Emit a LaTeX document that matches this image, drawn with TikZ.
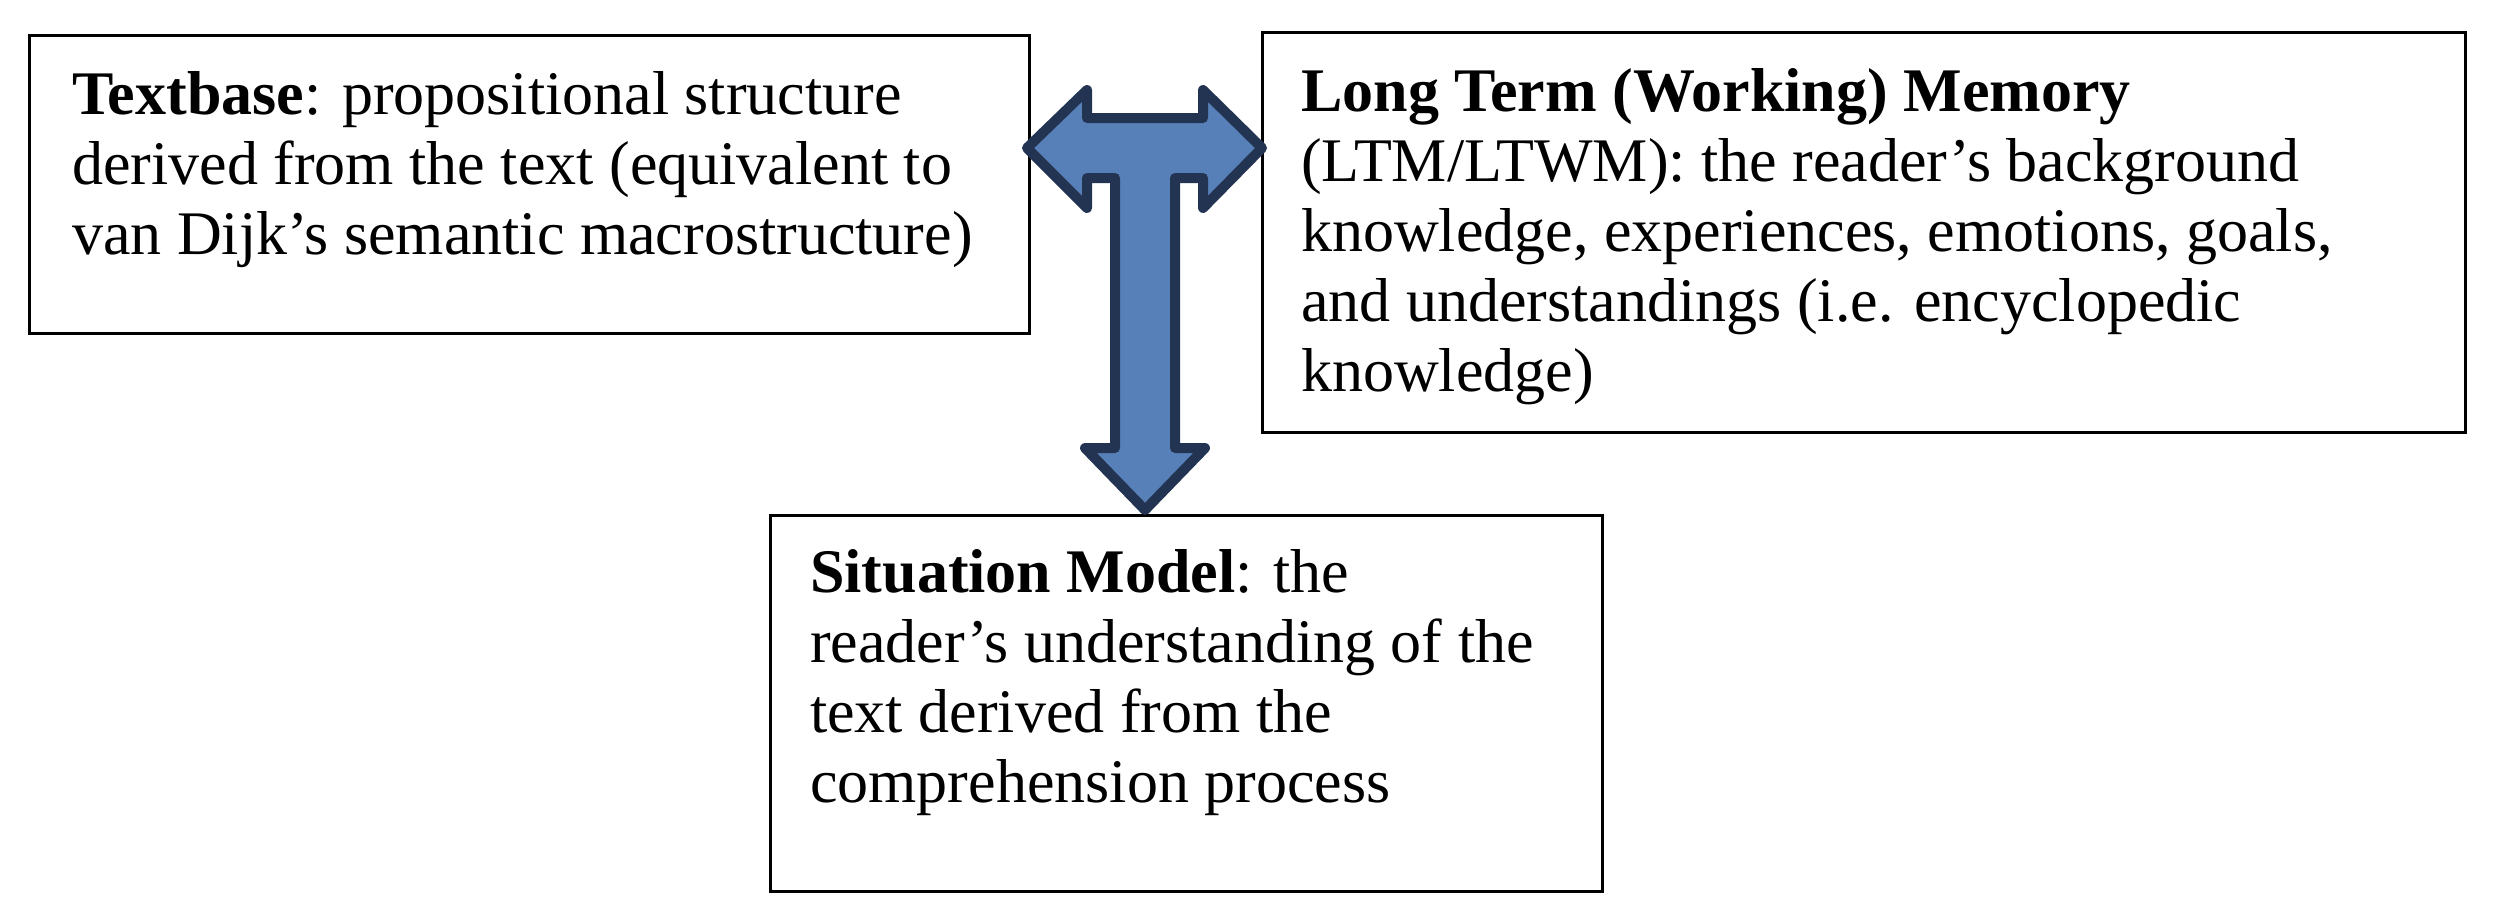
\documentclass[tikz,border=0pt]{standalone}
\usepackage{fontspec}
\setmainfont{Liberation Serif}
\begin{document}
\begin{tikzpicture}[x=1pt,y=-1pt,
  box/.style={draw=black,line width=3pt},
  txt/.style={anchor=north west,align=left,inner sep=0pt,font=\fontsize{62}{70}\selectfont},
  arr/.style={line width=10pt,line join=round}]
\useasboundingbox (0,0) rectangle (2500,911);
\draw[box] (29,35) rectangle (1029,333);
\draw[box] (1262,32) rectangle (2465,432);
\draw[box] (770,515) rectangle (1602,891);
\node[txt] (tb) at (72,71) {\textbf{Textbase}: propositional structure\\derived from the text (equivalent to\\van Dijk’s semantic macrostructure)};
\node[txt] (ltm) at (1301,68) {\textbf{Long Term (Working) Memory}\\(LTM/LTWM): the reader’s background\\knowledge, experiences, emotions, goals,\\and understandings (i.e. encyclopedic\\knowledge)};
\node[txt] (sm) at (810,549) {\textbf{Situation Model}: the\\reader’s understanding of the\\text derived from the\\comprehension process};
\draw[arr,draw={rgb,255:red,35;green,52;blue,82},fill={rgb,255:red,88;green,128;blue,184}]
 (1027,148) -- (1087,90) -- (1087,118) -- (1203,118) -- (1203,90) -- (1262,148)
 -- (1203,208) -- (1203,178) -- (1175,178) -- (1175,448) -- (1205,448) -- (1145,510)
 -- (1085,448) -- (1115,448) -- (1115,178) -- (1087,178) -- (1087,208) -- cycle;
\end{tikzpicture}
\end{document}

┄┄┄┄┄┄┄┄┄┄┄┄┄┄┄┄┄┄┄┄

# [PROBLEM]
Set down the material exactly, every line of it, except for the pictures.

# [COMPLETED TASK]
Emit a LaTeX document that matches this image, drawn with TikZ.
\documentclass[tikz,border=0pt]{standalone}
\usepackage{fontspec}
\setmainfont{Liberation Serif}
\begin{document}
\begin{tikzpicture}[x=1pt,y=-1pt,
  box/.style={draw=black,line width=3pt},
  txt/.style={anchor=north west,align=left,inner sep=0pt,font=\fontsize{62}{70}\selectfont},
  arr/.style={line width=10pt,line join=round}]
\useasboundingbox (0,0) rectangle (2500,911);
\draw[box] (29,35) rectangle (1029,333);
\draw[box] (1262,32) rectangle (2465,432);
\draw[box] (770,515) rectangle (1602,891);
\node[txt] (tb) at (72,71) {\textbf{Textbase}: propositional structure\\derived from the text (equivalent to\\van Dijk’s semantic macrostructure)};
\node[txt] (ltm) at (1301,68) {\textbf{Long Term (Working) Memory}\\(LTM/LTWM): the reader’s background\\knowledge, experiences, emotions, goals,\\and understandings (i.e. encyclopedic\\knowledge)};
\node[txt] (sm) at (810,549) {\textbf{Situation Model}: the\\reader’s understanding of the\\text derived from the\\comprehension process};
\draw[arr,draw={rgb,255:red,35;green,52;blue,82},fill={rgb,255:red,88;green,128;blue,184}]
 (1027,148) -- (1087,90) -- (1087,118) -- (1203,118) -- (1203,90) -- (1262,148)
 -- (1203,208) -- (1203,178) -- (1175,178) -- (1175,448) -- (1205,448) -- (1145,510)
 -- (1085,448) -- (1115,448) -- (1115,178) -- (1087,178) -- (1087,208) -- cycle;
\end{tikzpicture}
\end{document}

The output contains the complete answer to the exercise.